__Given information__
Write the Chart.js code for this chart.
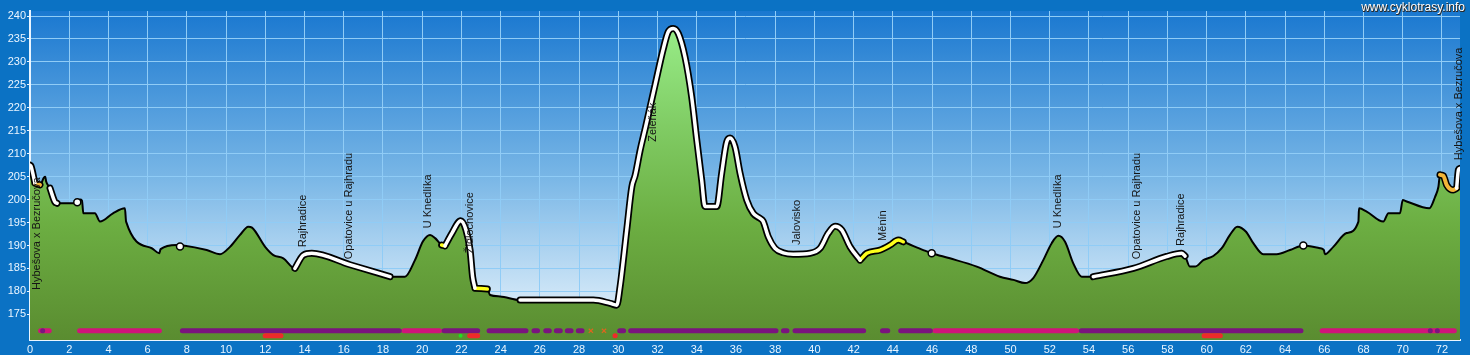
<!DOCTYPE html>
<html>
<head>
<meta charset="utf-8">
<script src="https://cdn.jsdelivr.net/npm/chart.js@4.4.1/dist/chart.umd.min.js"></script>
<style>
html,body{margin:0;padding:0;background:#0b72c4;}
#wrap{width:1470px;height:355px;}
</style>
</head>
<body>
<div id="wrap"><canvas id="c" width="1470" height="355"></canvas></div>
<script>
// ---- data ----
const distanceKm = [0.00,0.05,0.25,0.51,0.71,0.78,0.82,1.02,1.27,1.38,2.29,2.55,2.65,2.72,3.31,3.57,4.23,4.84,4.90,6.21,6.59,6.66,7.48,7.82,9.01,9.69,10.20,10.71,11.13,11.32,11.99,12.41,12.92,13.51,13.94,14.37,16.32,18.36,19.12,19.63,20.04,20.40,20.66,20.99,21.16,21.52,21.96,22.23,22.44,22.57,22.69,23.32,23.46,23.97,24.99,28.73,29.58,29.92,30.09,30.43,30.69,30.86,31.11,31.40,31.87,32.29,32.55,32.80,33.06,33.40,33.74,34.00,34.25,34.42,35.02,35.27,35.53,35.70,35.95,36.21,36.55,36.88,37.23,37.38,37.65,37.99,38.41,38.92,39.78,40.29,40.71,41.05,41.39,41.82,42.33,42.67,43.35,43.86,44.28,44.53,45.55,45.98,46.91,48.28,49.46,50.15,50.74,51.16,51.67,52.10,52.44,52.78,53.20,53.63,54.22,56.26,57.96,58.73,58.90,59.15,59.41,59.83,60.34,60.77,61.19,61.56,62.01,62.38,62.89,63.57,64.25,64.93,65.78,65.98,66.03,66.46,67.14,67.74,67.77,68.16,69.01,69.27,69.86,70.00,70.20,71.36,71.65,71.82,71.90,72.07,72.24,72.58,72.75,72.84,72.92];
const elevationM = [207.5,207.3,203.6,203.2,204.8,205.0,204.0,202.5,199.5,199.2,199.2,200.0,199.8,197.0,197.0,195.2,197.0,198.1,195.2,189.4,188.3,189.2,190.1,190.0,189.0,188.1,189.7,192.3,194.1,193.9,189.7,187.9,187.2,185.0,187.9,188.3,185.8,183.2,183.2,186.8,190.9,192.3,191.6,190.1,189.9,192.7,195.4,193.4,189.0,183.2,180.7,180.5,179.2,178.9,178.1,178.1,177.4,177.0,181.0,193.4,202.8,205.3,210.7,216.0,224.9,232.8,236.6,237.3,236.2,231.1,222.4,213.0,204.3,198.5,198.5,205.7,212.6,213.4,211.5,205.7,199.9,197.0,195.9,195.3,191.9,189.4,188.4,188.1,188.3,189.4,192.7,194.2,193.4,189.7,186.8,188.3,189.0,190.1,191.2,190.8,189.0,188.3,187.2,185.4,183.2,182.5,181.8,182.9,186.8,190.5,192.1,190.8,186.1,183.2,183.2,185.0,187.6,188.3,187.7,185.4,185.4,186.8,187.7,189.4,192.3,194.1,193.0,190.5,188.1,188.1,189.0,190.0,189.4,189.0,188.1,189.7,192.7,195.2,198.1,197.4,195.2,197.0,197.0,199.9,199.6,198.1,200.6,202.8,205.4,205.2,203.2,202.1,202.5,206.5,206.8];

const xTickValues = [0,2,4,6,8,10,12,14,16,18,20,22,24,26,28,30,32,34,36,38,40,42,44,46,48,50,52,54,56,58,60,62,64,66,68,70,72];
const yTickValues = [175,180,185,190,195,200,205,210,215,220,225,230,235,240];

// route segments on the profile (km ranges)
const routeWhite  = [[0.00,0.25],[1.02,1.38],[13.51,18.36],[21.16,22.69],[24.99,42.33],[54.22,58.90],[72.75,72.92]];
const routeYellow = [[20.99,21.16],[22.69,23.32],[42.33,44.53]];
const routeOrange = [[0.25,0.51],[71.90,72.75]];

// waypoint dots
const waypointKm  = [2.41,7.65,45.98,64.93];
const waypointAlt = [199.4,189.8,188.3,190.0];

// place labels
const placeNames = ["Hybešova x Bezručova","Rajhradice","Opatovice u Rajhradu","U Knedlíka","Židlochovice","Zeleňák","Jalovisko","Měnín","U Knedlíka","Opatovice u Rajhradu","Rajhradice","Hybešova x Bezručova"];
const placeKm    = [0.38,13.91,16.26,20.30,22.45,31.77,39.10,43.50,52.41,56.43,58.68,72.88];
const placeAlt   = [180.3,189.6,187.0,193.75,188.3,212.6,190.1,191.0,193.75,187.0,189.9,208.6];

// surface strips (km ranges)
const surfacePink   = [[0.42,1.10],[2.41,6.72],[18.95,21.00],[46.03,53.49],[65.77,72.75]];
const surfacePurple = [[0.60,0.70],[7.65,18.95],[21.00,22.95],[23.29,25.41],[25.58,26.00],[26.18,26.60],[26.72,27.16],[27.28,27.71],[27.84,28.27],[29.95,30.39],[30.51,38.16],[38.30,38.72],[38.89,42.63],[43.35,43.86],[44.28,46.03],[53.49,64.93],[71.38,71.44],[71.74,71.80]];
const surfaceRed    = [[11.87,12.92],[22.30,22.95],[29.75,29.92],[59.75,60.82]];
const surfaceGreen  = [[21.90,22.02]];
const crossKm       = [28.60,29.27];

// ---- helpers ----
const profile = distanceKm.map((k,i)=>({x:k,y:elevationM[i]}));
function pickRanges(ranges){
  const out=[];
  ranges.forEach(([a,b])=>{
    profile.forEach(p=>{ if(p.x>=a-1e-9 && p.x<=b+1e-9) out.push({x:p.x,y:p.y}); });
    out.push({x:b+0.0001,y:null});
  });
  return out;
}
const STRIP1 = 171.4, STRIP2 = 170.3;
const CAP_KM = 0.12; // round cap allowance
function stripData(ranges,yv){
  const out=[];
  ranges.forEach(([a,b])=>{
    let s=a+CAP_KM, e=b-CAP_KM;
    if(e<=s){ const m=(a+b)/2; s=m-0.005; e=m+0.005; }
    out.push({x:s,y:yv}); out.push({x:e,y:yv}); out.push({x:e+0.0001,y:null});
  });
  return out;
}

const borderAll = pickRanges([...routeWhite,...routeYellow,...routeOrange].sort((p,q)=>p[0]-q[0]));

function stripDs(ranges,yv,color,w,order){
  return {type:'line',data:stripData(ranges,yv),borderColor:color,borderWidth:w,borderCapStyle:'round',pointRadius:0,spanGaps:false,fill:false,order:order,tension:0};
}

const bgPlugin = {
  id:'bg',
  beforeDraw(chart){
    const {ctx,chartArea:a,width,height} = chart;
    ctx.save();
    ctx.fillStyle='#0b72c4';
    ctx.fillRect(0,0,width,height);
    const g = ctx.createLinearGradient(0,a.top,0,a.bottom);
    g.addColorStop(0,'#1a78d0');
    g.addColorStop(0.5,'#78b6e6');
    g.addColorStop(1,'#eef7fd');
    ctx.fillStyle=g;
    ctx.fillRect(a.left,a.top,a.right-a.left,a.bottom-a.top);
    ctx.restore();
  }
};

const labelPlugin = {
  id:'labels',
  afterDatasetsDraw(chart){
    const {ctx,scales:{x,y}} = chart;
    ctx.save();
    ctx.font='11px "Liberation Sans", Arial, sans-serif';
    ctx.fillStyle='#151515';
    ctx.textAlign='left';
    ctx.textBaseline='middle';
    placeNames.forEach((t,i)=>{
      const px=x.getPixelForValue(placeKm[i]);
      const py=y.getPixelForValue(placeAlt[i]);
      ctx.save();
      ctx.translate(px,py);
      ctx.rotate(-Math.PI/2);
      ctx.fillText(t,0,0);
      ctx.restore();
    });
    ctx.restore();
  },
  afterDraw(chart){
    const {ctx} = chart;
    ctx.save();
    ctx.font='12px "Liberation Sans", Arial, sans-serif';
    ctx.textAlign='right';
    ctx.textBaseline='middle';
    ctx.fillStyle='#2a2a2a';
    ctx.fillText('www.cyklotrasy.info',1466,9);
    ctx.fillText('www.cyklotrasy.info',1465,9);
    ctx.fillStyle='#ffffff';
    ctx.fillText('www.cyklotrasy.info',1465,8);
    ctx.restore();
  }
};

const tickFont = {family:'"Liberation Sans", Arial, sans-serif', size:11};

new Chart(document.getElementById('c'),{
  type:'line',
  data:{
    datasets:[
      {
        label:'profile',
        data:profile,
        borderColor:'#000',
        borderWidth:2,
        pointRadius:0,
        cubicInterpolationMode:'monotone',
        fill:'start',
        order:20,
        backgroundColor(ctx){
          const a=ctx.chart.chartArea; if(!a) return '#6cae40';
          const g=ctx.chart.ctx.createLinearGradient(0,a.top,0,a.bottom);
          g.addColorStop(0,'#9cf28e');
          g.addColorStop(0.35,'#80cc64');
          g.addColorStop(0.65,'#6cae42');
          g.addColorStop(1,'#5a8c30');
          return g;
        }
      },
      {label:'routeBorder',data:borderAll,borderColor:'#000',borderWidth:7,borderCapStyle:'round',borderJoinStyle:'round',pointRadius:0,spanGaps:false,fill:false,cubicInterpolationMode:'monotone',order:15},
      {label:'routeWhite',data:pickRanges(routeWhite),borderColor:'#ffffff',borderWidth:3.5,borderCapStyle:'round',borderJoinStyle:'round',pointRadius:0,spanGaps:false,fill:false,cubicInterpolationMode:'monotone',order:14},
      {label:'routeYellow',data:pickRanges(routeYellow),borderColor:'#ffff1a',borderWidth:3.5,borderCapStyle:'round',borderJoinStyle:'round',pointRadius:0,spanGaps:false,fill:false,cubicInterpolationMode:'monotone',order:14},
      {label:'routeOrange',data:pickRanges(routeOrange),borderColor:'#f2b538',borderWidth:4,borderCapStyle:'round',borderJoinStyle:'round',pointRadius:0,spanGaps:false,fill:false,cubicInterpolationMode:'monotone',order:14},
      {label:'waypoints',data:waypointKm.map((k,i)=>({x:k,y:waypointAlt[i]})),showLine:false,pointRadius:3.5,pointBackgroundColor:'#fff',pointBorderColor:'#000',pointBorderWidth:1.5,order:13},
      stripDs(surfacePink,STRIP1,'#d0147a',5,5),
      stripDs(surfacePurple,STRIP1,'#7a147e',5,4),
      stripDs(surfaceRed,STRIP2,'#ee2a2a',5,3),
      stripDs(surfaceGreen,STRIP2,'#22dd22',4,2),
      {label:'cross',data:crossKm.map(k=>({x:k,y:STRIP1})),showLine:false,pointStyle:'crossRot',pointRadius:3,pointBorderColor:'#e0641e',pointBorderWidth:1.2,order:1}
    ]
  },
  options:{
    responsive:false,
    animation:false,
    devicePixelRatio:1,
    events:[],
    layout:{padding:{top:11,right:10,left:0,bottom:0}},
    plugins:{legend:{display:false},tooltip:{enabled:false}},
    scales:{
      x:{
        type:'linear',min:0,max:72.92,
        afterBuildTicks(s){ s.ticks = xTickValues.map(v=>({value:v})); },
        afterFit(s){ s.height=15; },
        grid:{color:'#90ccf6',lineWidth:1,drawTicks:false},
        border:{color:'#eaf5ff',width:2},
        ticks:{color:'#eaf5ff',font:tickFont,padding:3,maxRotation:0,autoSkip:false}
      },
      y:{
        type:'linear',min:169.4,max:241.1,
        afterBuildTicks(s){ s.ticks = yTickValues.map(v=>({value:v})); },
        afterFit(s){ s.width=30; },
        grid:{color:'#90ccf6',lineWidth:1,tickLength:3,tickColor:'#eaf5ff'},
        border:{color:'#eaf5ff',width:2},
        ticks:{color:'#eaf5ff',font:tickFont,padding:1}
      }
    }
  },
  plugins:[bgPlugin,labelPlugin]
});
</script>
</body>
</html>
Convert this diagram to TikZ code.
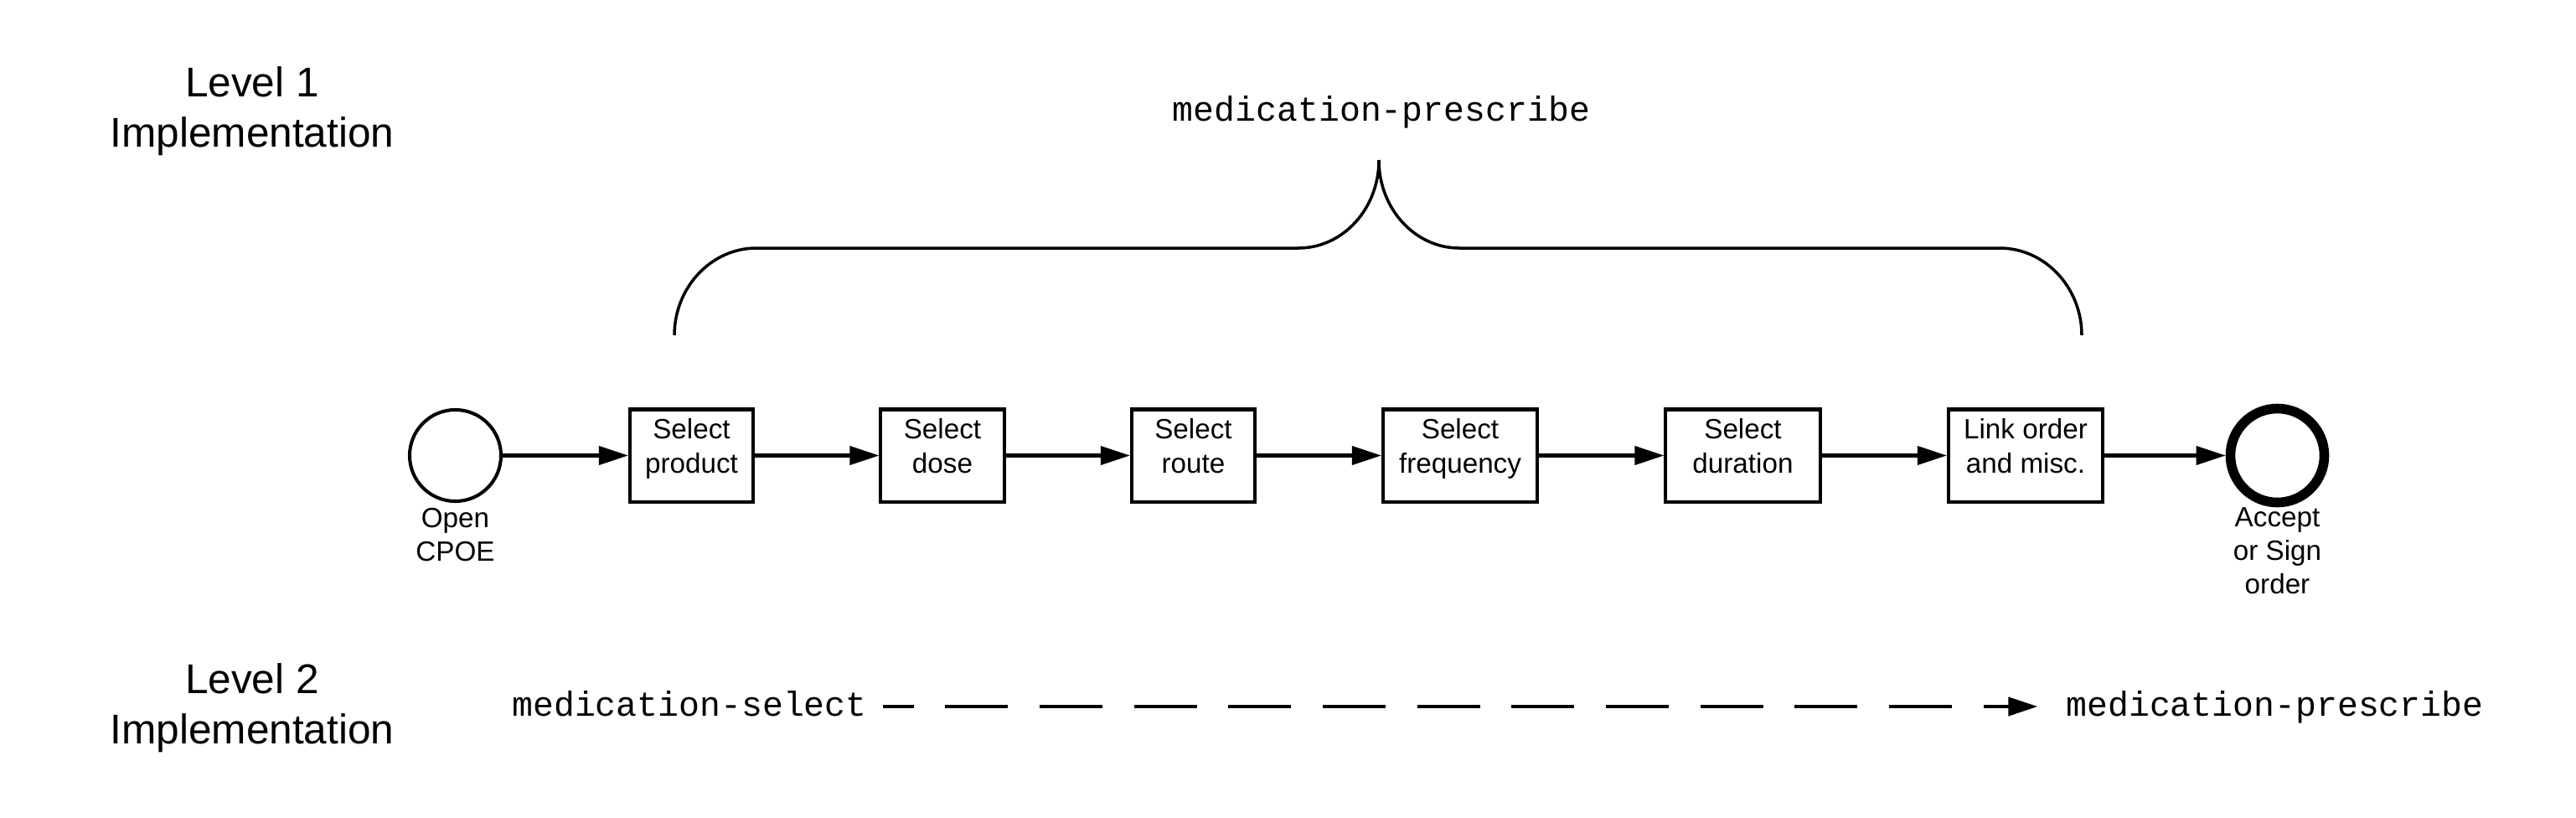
\documentclass[tikz,border=0pt]{standalone}
\usepackage{fontspec}
\setmainfont{Liberation Sans}
\newfontfamily\codefont{Liberation Mono}
\usetikzlibrary{arrows.meta}
\newcommand{\mylines}[1]{\begin{tabular}{@{}c@{}}#1\end{tabular}}
\begin{document}
\begin{tikzpicture}[x=0.01cm, y=-0.01cm,
  line width=1.15pt,
  every node/.style={inner sep=0pt},
  task/.style={draw, rectangle, minimum height=1.10cm},
  narrow/.style={task, minimum width=1.47cm},
  wide/.style={task, minimum width=1.84cm},
  lbl/.style={font=\fontsize{9.45}{11.43}\selectfont},
  level/.style={font=\fontsize{14.1}{17.07}\selectfont},
  code/.style={font=\codefont\fontsize{11.8}{14}\selectfont, text height=8.8pt, text depth=2.3pt},
  startev/.style={draw, circle, minimum size=1.09cm},
  endev/.style={draw, circle, minimum size=1.12cm, line width=3.3pt},
  flow/.style={-{Triangle[length=0.35cm, width=0.22cm]}},
  bracket/.style={line width=1pt},
]
\useasboundingbox (0,0) rectangle (3075,975);

% level labels
\node[level] (lv1) at (301,133) {\mylines{Level 1\\Implementation}};
\node[level] (lv2) at (301,845.5) {\mylines{Level 2\\Implementation}};

% top label and brace
\node[code] (toplabel) at (1649,133) {medication-prescribe};
\draw[bracket] (805,400) .. controls (805,343) and (849,296) .. (903,296)
  -- (1550,296) .. controls (1603,296) and (1646,249) .. (1646,191)
  .. controls (1646,249) and (1689,296) .. (1742,296)
  -- (2387,296) .. controls (2441,296) and (2485,343) .. (2485,400);

% process row
\node[startev] (open) at (543.5,543.5) {};
\node[narrow] (prod) at (825.5,543.5) {};
\node[narrow] (dose) at (1125,543.5) {};
\node[narrow] (route) at (1424.5,543.5) {};
\node[wide] (freq) at (1743,543.5) {};
\node[wide] (dur) at (2080.5,543.5) {};
\node[wide] (link) at (2418,543.5) {};
\node[endev] (accept) at (2718.5,543.5) {};

\node[lbl] (prodt) at (825.5,536) {\mylines{Select\\product}};
\node[lbl] (doset) at (1125,536) {\mylines{Select\\dose}};
\node[lbl] (routet) at (1424.5,536) {\mylines{Select\\route}};
\node[lbl] (freqt) at (1743,536) {\mylines{Select\\frequency}};
\node[lbl] (durt) at (2080.5,536) {\mylines{Select\\duration}};
\node[lbl] (linkt) at (2418,536) {\mylines{Link order\\and misc.}};

\node[lbl, anchor=north] (openl) at (543.5,599) {\mylines{Open\\CPOE}};
\node[lbl, anchor=north] (acceptl) at (2718.5,598) {\mylines{Accept\\or Sign\\order}};

\draw[flow] (open) -- (prod);
\draw[flow] (prod) -- (dose);
\draw[flow] (dose) -- (route);
\draw[flow] (route) -- (freq);
\draw[flow] (freq) -- (dur);
\draw[flow] (dur) -- (link);
\draw[flow] (link) -- (accept);

% level 2
\node[code] (msel) at (823,843) {medication-select};
\node[code] (mpre) at (2715.5,843) {medication-prescribe};
\draw[flow, dash pattern=on 0.75cm off 0.376cm, dash phase=0.386cm,
      shorten <=0.175cm, shorten >=0.32cm] (msel) -- (mpre);
\end{tikzpicture}
\end{document}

__The request__
How many lines in the records above contain the word "this"? Give only the number.

__Full output__
2